Senior Sam Cheng said that they have to work together more in order to win matches.
“We have to know who to put where,” Cheng said. “In the past, if we had three tournament players, we would just put them one, two and three because they would have a good shot of winning.”
Sophomore Rohan Srivastava said that they also have more flexibility this year.
“We can kind of put any player in any position and still feel confident in our ability to get a victory,” Srivastava said.
This year is different than previous years because they did not have as many players who compete in tournaments outside of school, Cheng said.
The team’s depth was seen in how they won their second match against Berkeley High after losing in their first encounter.

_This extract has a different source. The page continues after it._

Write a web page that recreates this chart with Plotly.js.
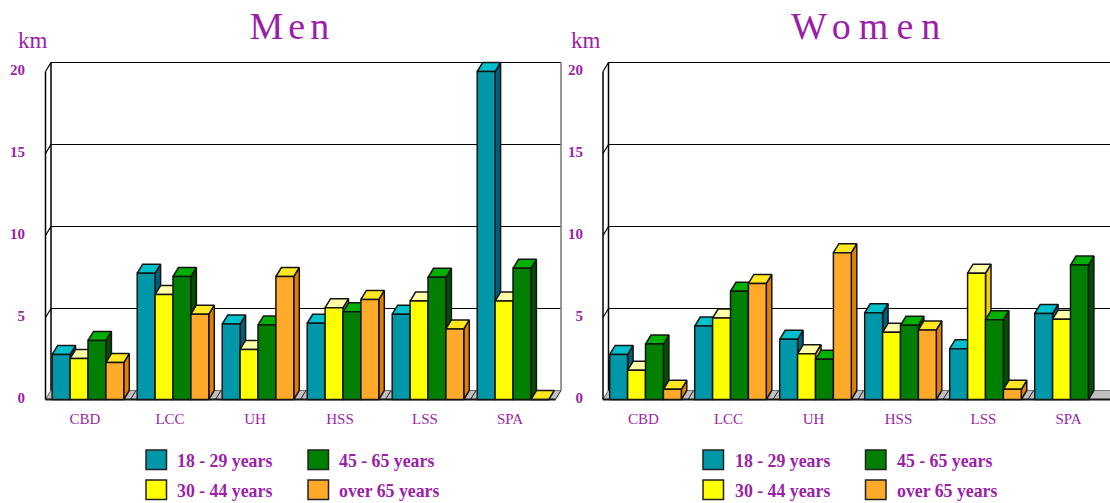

That win, which Landes considers one of the highlights of the season, put them in a tie with Berkeley for the league championships.
“I was particularly proud of Ricky Peters who lost it to the same guy a month earlier and beat him the second time because of mental maturity,” Landes said. “He didn’t lose his cool the second time like he did the first time and he played very smart.”
Since he was a freshman, and even more so this year, the tennis team has an environment in which underclassmen connect with upperclassmen, Cheng said.
“No individual person is the hero or the workhorse of the team,” Cheng said. “I think the thing that is most important is that it’s a way to bridge gaps [between grades].”
Srivastava, the number one singles player for Varsity, also appreciates the team dynamic.
“Everyone’s really supportive, and practices are really laid-back and relaxed, which is nice,” Srivastava said. “It gives us an opportunity to practice in a stress-free environment and improve all of our games.”
With seven seniors graduating, the team has a road of rebuilding ahead of them.
“It’ll be interesting to see how that goes and certainly fun to welcome lots of new people onto the team next year,” Srivastava said.